Supplementary Material for: Health-Related Quality of Life in Patients with Moderate to Severe Ulcerative Colitis: Surgical Intervention versus Immunomodulatory Therapy

Purpose: Ulcerative colitis (UC) can be managed with immunomodulation or surgery. We aimed to understand whether these strategies had a different impact on patients’ health-related quality of life (HRQoL). Methods: This was a retrospective, cross-sectional study: patients who had a moderate to severe UC episode that prompted the utilization of immunomodulatory drugs or surgery were invited to complete a generic (short form [36] health survey [SF-36]) and a disease-specific (inflammatory bowel disease questionnaire [IBDQ]) survey. Results: We included 157 patients, 65 (41.4%) surgically treated. The therapeutic procedure had a minimal impact on HRQoL: only the social dimension of the IBDQ and the physical function component of the SF-36 were significantly different between the study arms – lower for the surgically treated patients.
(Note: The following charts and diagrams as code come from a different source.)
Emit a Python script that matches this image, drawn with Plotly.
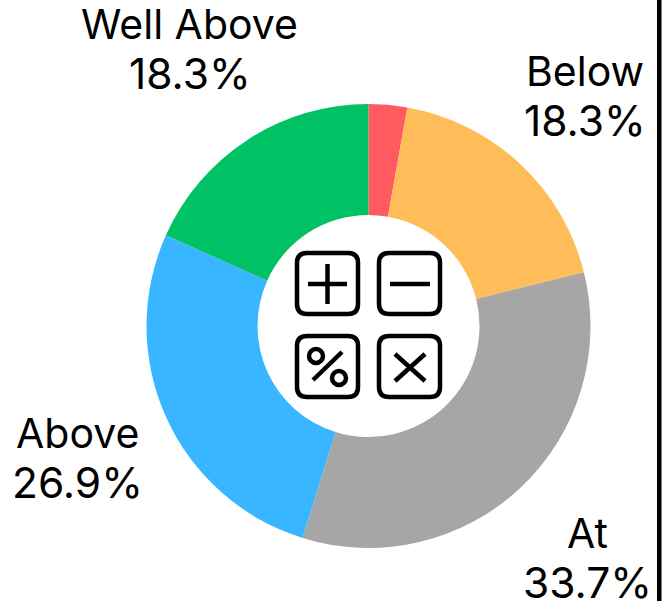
import plotly.graph_objects as go

W, H = 664, 601
categories = ["Well Below", "Below", "At", "Above", "Well Above"]
values = [2.8, 18.3, 33.7, 26.9, 18.3]
colors = ["#FF5A5F", "#FFBD59", "#A6A6A6", "#38B6FF", "#00C264"]
shown = [False, True, True, True, True]
label_xy = [None, (585, 71), (587, 533), (77, 433), (189.5, 24)]
LINE_GAP = 49
FONT = "Inter, sans-serif"
FONT_SIZE = 41
PERCENT_SIZE = 42.5

CX, CY, R = 368.5, 326, 222

def px(x):
    return x / W

def py(y):
    return 1 - y / H

fig = go.Figure(go.Pie(
    labels=categories,
    values=values,
    hole=0.5,
    sort=False,
    direction="clockwise",
    rotation=0,
    marker=dict(colors=colors, line=dict(width=0)),
    textinfo="none",
    hoverinfo="label+percent",
    domain=dict(x=[px(CX - R), px(CX + R)], y=[py(CY + R), py(CY - R)]),
    showlegend=False,
))

annotations = []
for c, v, s, xy in zip(categories, values, shown, label_xy):
    if s:
        for text, dy, size in ((c, 0, FONT_SIZE), (f"{v}%", LINE_GAP, PERCENT_SIZE)):
            annotations.append(dict(
                x=px(xy[0]), y=py(xy[1] + dy), xref="paper", yref="paper",
                text=text, showarrow=False, align="center",
                xanchor="center", yanchor="middle",
                font=dict(family=FONT, size=size, color="#000000"),
            ))

def rrect(x0, y0, x1, y1, r):
    return (f"M{x0+r},{y0} L{x1-r},{y0} Q{x1},{y0} {x1},{y0+r} L{x1},{y1-r} Q{x1},{y1} {x1-r},{y1} "
            f"L{x0+r},{y1} Q{x0},{y1} {x0},{y1-r} L{x0},{y0+r} Q{x0},{y0} {x0+r},{y0} Z")

def line(x0, y0, x1, y1):
    return f"M{x0},{y0} L{x1},{y1}"

def circ(cx, cy, r):
    k = 0.5523 * r
    return (f"M{cx-r},{cy} C{cx-r},{cy-k} {cx-k},{cy-r} {cx},{cy-r} C{cx+k},{cy-r} {cx+r},{cy-k} {cx+r},{cy} "
            f"C{cx+r},{cy+k} {cx+k},{cy+r} {cx},{cy+r} C{cx-k},{cy+r} {cx-r},{cy+k} {cx-r},{cy} Z")

# Calculator icon in the hole, drawn in a pixel-sized axis range
icon = [
    rrect(297, 253, 358, 314, 10), rrect(379, 253, 440, 314, 10),
    rrect(297, 336, 358, 397, 10), rrect(379, 336, 440, 397, 10),
    line(308, 284, 347, 284), line(327.5, 264, 327.5, 304),
    line(390, 284, 430, 284),
    line(313, 380, 342, 352), circ(316, 356, 7), circ(339, 378, 7),
    line(395, 354, 425, 381), line(425, 354, 395, 381),
]
shapes = [dict(type="path", xref="x", yref="y", path=p,
               line=dict(color="#000000", width=4.5), fillcolor="rgba(0,0,0,0)") for p in icon]
shapes.append(dict(type="rect", xref="x", yref="y", x0=657, x1=661.5, y0=0, y1=601,
                   fillcolor="#000000", line=dict(width=0)))

fig.update_layout(
    width=W, height=H, margin=dict(l=0, r=0, t=0, b=0),
    paper_bgcolor="#FFFFFF", plot_bgcolor="rgba(0,0,0,0)",
    font=dict(family=FONT),
    annotations=annotations, shapes=shapes,
    xaxis=dict(range=[0, W], visible=False, fixedrange=True),
    yaxis=dict(range=[H, 0], visible=False, fixedrange=True),
)
fig.write_html("out.html", config=dict(displayModeBar=False),
               post_script="document.body.style.margin='0';document.body.style.overflow='hidden';")
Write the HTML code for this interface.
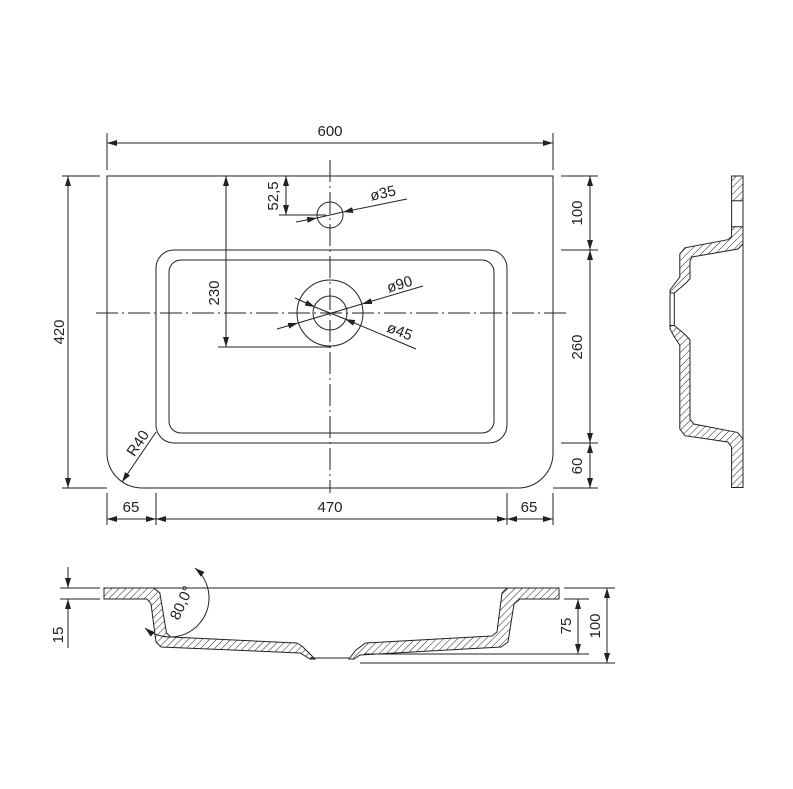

The type of surgery had no impact, but the occurrence of pouchitis, namely, in a chronic form, was associated with a lower HRQoL. Regression analysis confirmed surgery as an independent predictor of lower scores in the social dimension of the IBDQ (–4.646, 95% CI –6.953 to –2.339) and in the physical functioning (–9.622, 95% CI –17.061 to –2.183) and physical role functioning (–3.669, 95% CI –7.339 to 0.001) dimensions of the SF36. Conclusions: Although usually feared by patients, surgery has a limited impact on UC patients HRQoL when compared to medical management with immunomodulatory drugs.